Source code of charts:
------------
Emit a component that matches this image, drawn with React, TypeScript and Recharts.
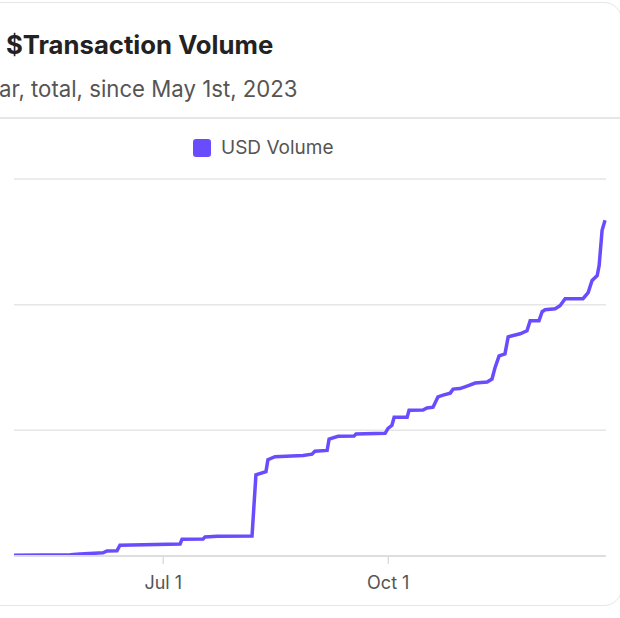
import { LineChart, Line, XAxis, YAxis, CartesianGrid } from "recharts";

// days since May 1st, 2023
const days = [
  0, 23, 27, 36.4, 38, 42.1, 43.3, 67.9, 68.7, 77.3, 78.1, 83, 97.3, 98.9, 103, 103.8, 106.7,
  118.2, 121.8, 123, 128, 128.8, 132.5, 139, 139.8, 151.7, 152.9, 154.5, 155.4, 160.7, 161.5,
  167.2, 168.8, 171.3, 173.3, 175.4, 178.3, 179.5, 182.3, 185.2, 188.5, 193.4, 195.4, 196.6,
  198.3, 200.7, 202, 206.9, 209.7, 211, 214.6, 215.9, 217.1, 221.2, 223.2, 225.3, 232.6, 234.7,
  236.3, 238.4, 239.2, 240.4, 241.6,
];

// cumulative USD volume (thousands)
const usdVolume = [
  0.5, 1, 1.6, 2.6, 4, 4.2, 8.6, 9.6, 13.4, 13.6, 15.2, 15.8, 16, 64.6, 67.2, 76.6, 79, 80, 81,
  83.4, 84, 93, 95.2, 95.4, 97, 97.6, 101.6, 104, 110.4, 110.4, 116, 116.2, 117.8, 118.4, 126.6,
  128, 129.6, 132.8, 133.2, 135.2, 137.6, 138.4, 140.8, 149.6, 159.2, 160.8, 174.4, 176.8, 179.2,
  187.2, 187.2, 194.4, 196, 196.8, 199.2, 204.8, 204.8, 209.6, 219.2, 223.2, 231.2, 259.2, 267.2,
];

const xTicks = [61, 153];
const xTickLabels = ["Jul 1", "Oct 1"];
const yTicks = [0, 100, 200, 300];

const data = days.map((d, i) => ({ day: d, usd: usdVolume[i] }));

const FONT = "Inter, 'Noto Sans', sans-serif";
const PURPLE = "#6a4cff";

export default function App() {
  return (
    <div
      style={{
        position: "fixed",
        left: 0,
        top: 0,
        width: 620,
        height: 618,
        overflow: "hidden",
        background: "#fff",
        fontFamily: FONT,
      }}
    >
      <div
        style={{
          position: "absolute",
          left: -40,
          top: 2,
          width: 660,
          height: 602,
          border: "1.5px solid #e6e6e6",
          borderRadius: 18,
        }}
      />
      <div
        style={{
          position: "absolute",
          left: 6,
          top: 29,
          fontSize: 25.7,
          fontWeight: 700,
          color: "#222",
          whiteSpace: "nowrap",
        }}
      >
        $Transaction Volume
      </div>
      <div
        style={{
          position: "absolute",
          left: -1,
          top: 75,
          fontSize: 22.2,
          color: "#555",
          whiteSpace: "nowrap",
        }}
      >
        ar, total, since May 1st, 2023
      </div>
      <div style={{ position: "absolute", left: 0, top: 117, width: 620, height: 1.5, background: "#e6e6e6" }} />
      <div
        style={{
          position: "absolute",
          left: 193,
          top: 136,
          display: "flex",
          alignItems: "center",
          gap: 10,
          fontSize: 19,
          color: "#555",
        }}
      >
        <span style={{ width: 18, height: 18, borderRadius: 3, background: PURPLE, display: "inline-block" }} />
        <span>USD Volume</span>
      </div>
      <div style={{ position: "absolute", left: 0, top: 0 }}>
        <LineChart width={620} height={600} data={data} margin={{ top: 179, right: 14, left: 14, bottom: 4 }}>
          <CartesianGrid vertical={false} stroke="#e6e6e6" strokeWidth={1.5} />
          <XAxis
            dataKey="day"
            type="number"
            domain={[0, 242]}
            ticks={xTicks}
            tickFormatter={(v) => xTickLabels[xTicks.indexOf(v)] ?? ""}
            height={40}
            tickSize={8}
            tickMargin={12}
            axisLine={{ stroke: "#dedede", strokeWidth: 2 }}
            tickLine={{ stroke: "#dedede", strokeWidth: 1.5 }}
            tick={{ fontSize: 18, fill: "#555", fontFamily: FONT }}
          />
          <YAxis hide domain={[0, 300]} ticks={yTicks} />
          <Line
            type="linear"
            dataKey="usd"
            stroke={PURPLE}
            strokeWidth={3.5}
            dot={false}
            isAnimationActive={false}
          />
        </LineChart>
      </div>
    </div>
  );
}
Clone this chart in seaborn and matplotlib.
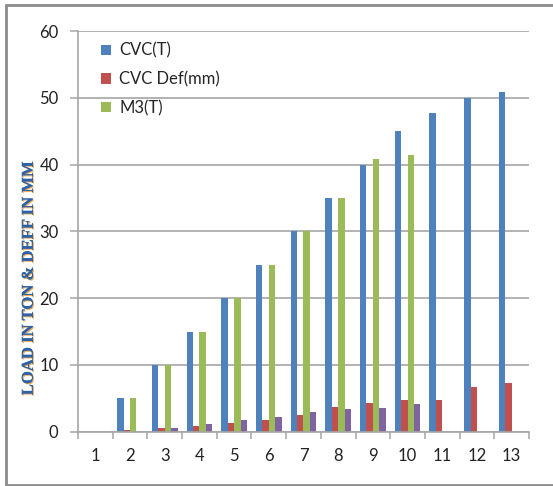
------------
## WHAT TO PRODUCE
Write out the full set of lines verbatim, without the pictures.

## SOLUTION FOR THIS TASK
Emit a component that matches this image, drawn with React, TypeScript and Recharts.
import { LineChart, Line, XAxis, YAxis, CartesianGrid } from "recharts";

// days since May 1st, 2023
const days = [
  0, 23, 27, 36.4, 38, 42.1, 43.3, 67.9, 68.7, 77.3, 78.1, 83, 97.3, 98.9, 103, 103.8, 106.7,
  118.2, 121.8, 123, 128, 128.8, 132.5, 139, 139.8, 151.7, 152.9, 154.5, 155.4, 160.7, 161.5,
  167.2, 168.8, 171.3, 173.3, 175.4, 178.3, 179.5, 182.3, 185.2, 188.5, 193.4, 195.4, 196.6,
  198.3, 200.7, 202, 206.9, 209.7, 211, 214.6, 215.9, 217.1, 221.2, 223.2, 225.3, 232.6, 234.7,
  236.3, 238.4, 239.2, 240.4, 241.6,
];

// cumulative USD volume (thousands)
const usdVolume = [
  0.5, 1, 1.6, 2.6, 4, 4.2, 8.6, 9.6, 13.4, 13.6, 15.2, 15.8, 16, 64.6, 67.2, 76.6, 79, 80, 81,
  83.4, 84, 93, 95.2, 95.4, 97, 97.6, 101.6, 104, 110.4, 110.4, 116, 116.2, 117.8, 118.4, 126.6,
  128, 129.6, 132.8, 133.2, 135.2, 137.6, 138.4, 140.8, 149.6, 159.2, 160.8, 174.4, 176.8, 179.2,
  187.2, 187.2, 194.4, 196, 196.8, 199.2, 204.8, 204.8, 209.6, 219.2, 223.2, 231.2, 259.2, 267.2,
];

const xTicks = [61, 153];
const xTickLabels = ["Jul 1", "Oct 1"];
const yTicks = [0, 100, 200, 300];

const data = days.map((d, i) => ({ day: d, usd: usdVolume[i] }));

const FONT = "Inter, 'Noto Sans', sans-serif";
const PURPLE = "#6a4cff";

export default function App() {
  return (
    <div
      style={{
        position: "fixed",
        left: 0,
        top: 0,
        width: 620,
        height: 618,
        overflow: "hidden",
        background: "#fff",
        fontFamily: FONT,
      }}
    >
      <div
        style={{
          position: "absolute",
          left: -40,
          top: 2,
          width: 660,
          height: 602,
          border: "1.5px solid #e6e6e6",
          borderRadius: 18,
        }}
      />
      <div
        style={{
          position: "absolute",
          left: 6,
          top: 29,
          fontSize: 25.7,
          fontWeight: 700,
          color: "#222",
          whiteSpace: "nowrap",
        }}
      >
        $Transaction Volume
      </div>
      <div
        style={{
          position: "absolute",
          left: -1,
          top: 75,
          fontSize: 22.2,
          color: "#555",
          whiteSpace: "nowrap",
        }}
      >
        ar, total, since May 1st, 2023
      </div>
      <div style={{ position: "absolute", left: 0, top: 117, width: 620, height: 1.5, background: "#e6e6e6" }} />
      <div
        style={{
          position: "absolute",
          left: 193,
          top: 136,
          display: "flex",
          alignItems: "center",
          gap: 10,
          fontSize: 19,
          color: "#555",
        }}
      >
        <span style={{ width: 18, height: 18, borderRadius: 3, background: PURPLE, display: "inline-block" }} />
        <span>USD Volume</span>
      </div>
      <div style={{ position: "absolute", left: 0, top: 0 }}>
        <LineChart width={620} height={600} data={data} margin={{ top: 179, right: 14, left: 14, bottom: 4 }}>
          <CartesianGrid vertical={false} stroke="#e6e6e6" strokeWidth={1.5} />
          <XAxis
            dataKey="day"
            type="number"
            domain={[0, 242]}
            ticks={xTicks}
            tickFormatter={(v) => xTickLabels[xTicks.indexOf(v)] ?? ""}
            height={40}
            tickSize={8}
            tickMargin={12}
            axisLine={{ stroke: "#dedede", strokeWidth: 2 }}
            tickLine={{ stroke: "#dedede", strokeWidth: 1.5 }}
            tick={{ fontSize: 18, fill: "#555", fontFamily: FONT }}
          />
          <YAxis hide domain={[0, 300]} ticks={yTicks} />
          <Line
            type="linear"
            dataKey="usd"
            stroke={PURPLE}
            strokeWidth={3.5}
            dot={false}
            isAnimationActive={false}
          />
        </LineChart>
      </div>
    </div>
  );
}
Clone this chart in seaborn and matplotlib.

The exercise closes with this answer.